• **Task requirements**: Provide only the number of lines in the data below that contain the string "chart".

--------------------------------------------------

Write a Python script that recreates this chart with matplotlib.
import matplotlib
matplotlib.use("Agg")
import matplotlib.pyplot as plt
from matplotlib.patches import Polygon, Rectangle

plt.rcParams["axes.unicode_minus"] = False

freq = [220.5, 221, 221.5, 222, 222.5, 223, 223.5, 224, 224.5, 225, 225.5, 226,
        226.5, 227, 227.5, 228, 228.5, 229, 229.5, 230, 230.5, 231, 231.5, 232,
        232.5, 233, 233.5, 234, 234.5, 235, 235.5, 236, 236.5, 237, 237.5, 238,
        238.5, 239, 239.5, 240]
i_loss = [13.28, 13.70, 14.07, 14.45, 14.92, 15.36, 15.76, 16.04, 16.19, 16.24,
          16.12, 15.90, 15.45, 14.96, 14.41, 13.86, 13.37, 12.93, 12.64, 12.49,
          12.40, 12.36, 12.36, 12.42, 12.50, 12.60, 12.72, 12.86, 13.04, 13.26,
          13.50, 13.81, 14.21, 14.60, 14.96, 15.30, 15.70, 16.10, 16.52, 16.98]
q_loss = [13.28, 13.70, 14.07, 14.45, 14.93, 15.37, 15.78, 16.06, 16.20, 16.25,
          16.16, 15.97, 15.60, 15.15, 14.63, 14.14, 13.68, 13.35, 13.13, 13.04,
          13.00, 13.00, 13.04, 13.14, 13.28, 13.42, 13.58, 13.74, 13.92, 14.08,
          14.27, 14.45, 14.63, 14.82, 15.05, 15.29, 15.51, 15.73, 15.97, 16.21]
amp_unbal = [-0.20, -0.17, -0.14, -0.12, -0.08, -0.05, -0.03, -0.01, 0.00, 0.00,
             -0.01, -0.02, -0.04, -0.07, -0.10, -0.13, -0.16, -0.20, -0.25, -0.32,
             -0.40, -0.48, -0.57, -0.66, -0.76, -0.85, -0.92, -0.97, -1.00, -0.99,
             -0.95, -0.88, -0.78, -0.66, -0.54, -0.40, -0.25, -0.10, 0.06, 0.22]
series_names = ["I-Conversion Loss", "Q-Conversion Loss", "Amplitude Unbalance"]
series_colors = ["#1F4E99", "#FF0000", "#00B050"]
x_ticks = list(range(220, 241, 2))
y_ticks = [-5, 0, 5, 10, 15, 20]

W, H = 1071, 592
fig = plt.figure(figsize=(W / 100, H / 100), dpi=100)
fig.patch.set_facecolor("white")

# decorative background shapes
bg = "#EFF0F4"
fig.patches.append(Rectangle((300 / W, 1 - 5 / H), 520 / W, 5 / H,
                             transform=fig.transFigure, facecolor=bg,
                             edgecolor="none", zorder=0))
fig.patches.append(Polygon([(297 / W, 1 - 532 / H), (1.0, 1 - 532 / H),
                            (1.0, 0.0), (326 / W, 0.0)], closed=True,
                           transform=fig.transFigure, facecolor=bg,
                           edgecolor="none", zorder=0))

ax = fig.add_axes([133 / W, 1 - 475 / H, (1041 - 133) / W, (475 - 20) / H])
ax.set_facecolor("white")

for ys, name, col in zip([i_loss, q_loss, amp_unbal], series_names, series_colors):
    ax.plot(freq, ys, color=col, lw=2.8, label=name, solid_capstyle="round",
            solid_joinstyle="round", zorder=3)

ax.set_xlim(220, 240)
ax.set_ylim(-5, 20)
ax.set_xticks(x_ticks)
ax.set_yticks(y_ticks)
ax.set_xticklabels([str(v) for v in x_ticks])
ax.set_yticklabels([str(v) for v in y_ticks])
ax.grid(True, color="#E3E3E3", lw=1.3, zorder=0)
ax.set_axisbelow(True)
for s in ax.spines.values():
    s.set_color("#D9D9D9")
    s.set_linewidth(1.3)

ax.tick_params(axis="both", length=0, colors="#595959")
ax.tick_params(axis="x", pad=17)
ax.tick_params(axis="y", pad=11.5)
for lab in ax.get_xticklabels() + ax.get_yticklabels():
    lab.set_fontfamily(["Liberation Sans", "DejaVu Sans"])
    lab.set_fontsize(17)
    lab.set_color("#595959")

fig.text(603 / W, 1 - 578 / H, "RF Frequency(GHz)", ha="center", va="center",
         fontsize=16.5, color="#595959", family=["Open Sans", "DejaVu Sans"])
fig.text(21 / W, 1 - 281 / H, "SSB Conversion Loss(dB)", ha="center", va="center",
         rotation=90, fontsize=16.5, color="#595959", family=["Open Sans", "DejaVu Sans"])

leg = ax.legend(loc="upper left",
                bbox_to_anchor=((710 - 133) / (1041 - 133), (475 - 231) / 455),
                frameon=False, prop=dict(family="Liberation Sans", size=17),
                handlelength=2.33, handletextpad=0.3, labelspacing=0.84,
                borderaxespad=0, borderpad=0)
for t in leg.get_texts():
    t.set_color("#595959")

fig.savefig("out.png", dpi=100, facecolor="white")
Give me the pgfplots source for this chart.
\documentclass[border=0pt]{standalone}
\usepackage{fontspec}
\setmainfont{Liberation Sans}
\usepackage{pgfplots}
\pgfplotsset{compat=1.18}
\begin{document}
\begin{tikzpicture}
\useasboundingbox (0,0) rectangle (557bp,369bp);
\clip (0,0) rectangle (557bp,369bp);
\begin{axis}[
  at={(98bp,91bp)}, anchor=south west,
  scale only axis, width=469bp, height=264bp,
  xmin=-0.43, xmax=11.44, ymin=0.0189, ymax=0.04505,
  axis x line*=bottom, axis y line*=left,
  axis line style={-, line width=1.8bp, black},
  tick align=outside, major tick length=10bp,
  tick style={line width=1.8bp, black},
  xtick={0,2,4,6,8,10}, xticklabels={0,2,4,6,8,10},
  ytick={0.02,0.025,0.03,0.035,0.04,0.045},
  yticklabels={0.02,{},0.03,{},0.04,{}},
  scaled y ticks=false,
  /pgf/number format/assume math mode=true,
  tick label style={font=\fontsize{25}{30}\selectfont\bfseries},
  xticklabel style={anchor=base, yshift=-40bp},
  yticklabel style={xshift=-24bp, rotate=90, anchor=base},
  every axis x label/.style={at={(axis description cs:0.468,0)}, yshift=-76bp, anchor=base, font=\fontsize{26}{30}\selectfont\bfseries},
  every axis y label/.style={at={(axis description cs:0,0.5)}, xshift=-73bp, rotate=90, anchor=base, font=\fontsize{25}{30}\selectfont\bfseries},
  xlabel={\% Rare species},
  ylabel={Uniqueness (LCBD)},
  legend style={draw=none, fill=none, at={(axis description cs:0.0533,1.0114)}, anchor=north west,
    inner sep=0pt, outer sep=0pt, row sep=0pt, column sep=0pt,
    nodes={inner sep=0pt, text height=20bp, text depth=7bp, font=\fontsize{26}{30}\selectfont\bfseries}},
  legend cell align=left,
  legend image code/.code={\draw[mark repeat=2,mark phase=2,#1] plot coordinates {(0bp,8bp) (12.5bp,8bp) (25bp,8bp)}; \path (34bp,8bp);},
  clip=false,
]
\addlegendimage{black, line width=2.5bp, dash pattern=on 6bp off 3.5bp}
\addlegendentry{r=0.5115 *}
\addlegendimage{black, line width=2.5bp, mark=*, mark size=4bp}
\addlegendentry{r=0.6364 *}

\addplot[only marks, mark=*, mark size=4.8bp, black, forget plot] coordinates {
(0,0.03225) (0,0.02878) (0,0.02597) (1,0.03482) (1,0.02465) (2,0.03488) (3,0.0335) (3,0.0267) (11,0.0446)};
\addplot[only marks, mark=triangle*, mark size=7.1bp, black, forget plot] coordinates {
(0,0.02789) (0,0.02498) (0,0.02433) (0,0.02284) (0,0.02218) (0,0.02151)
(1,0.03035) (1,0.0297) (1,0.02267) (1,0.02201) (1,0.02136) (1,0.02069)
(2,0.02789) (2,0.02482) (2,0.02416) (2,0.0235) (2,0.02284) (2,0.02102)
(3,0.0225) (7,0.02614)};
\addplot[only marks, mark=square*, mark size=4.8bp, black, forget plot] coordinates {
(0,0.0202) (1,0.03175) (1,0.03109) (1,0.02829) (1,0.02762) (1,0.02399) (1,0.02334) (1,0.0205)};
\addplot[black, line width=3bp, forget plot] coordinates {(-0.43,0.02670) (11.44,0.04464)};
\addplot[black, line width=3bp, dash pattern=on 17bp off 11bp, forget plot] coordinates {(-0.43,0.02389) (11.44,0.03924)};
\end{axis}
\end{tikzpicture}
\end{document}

--------------------------------------------------

• **Answer below**: 2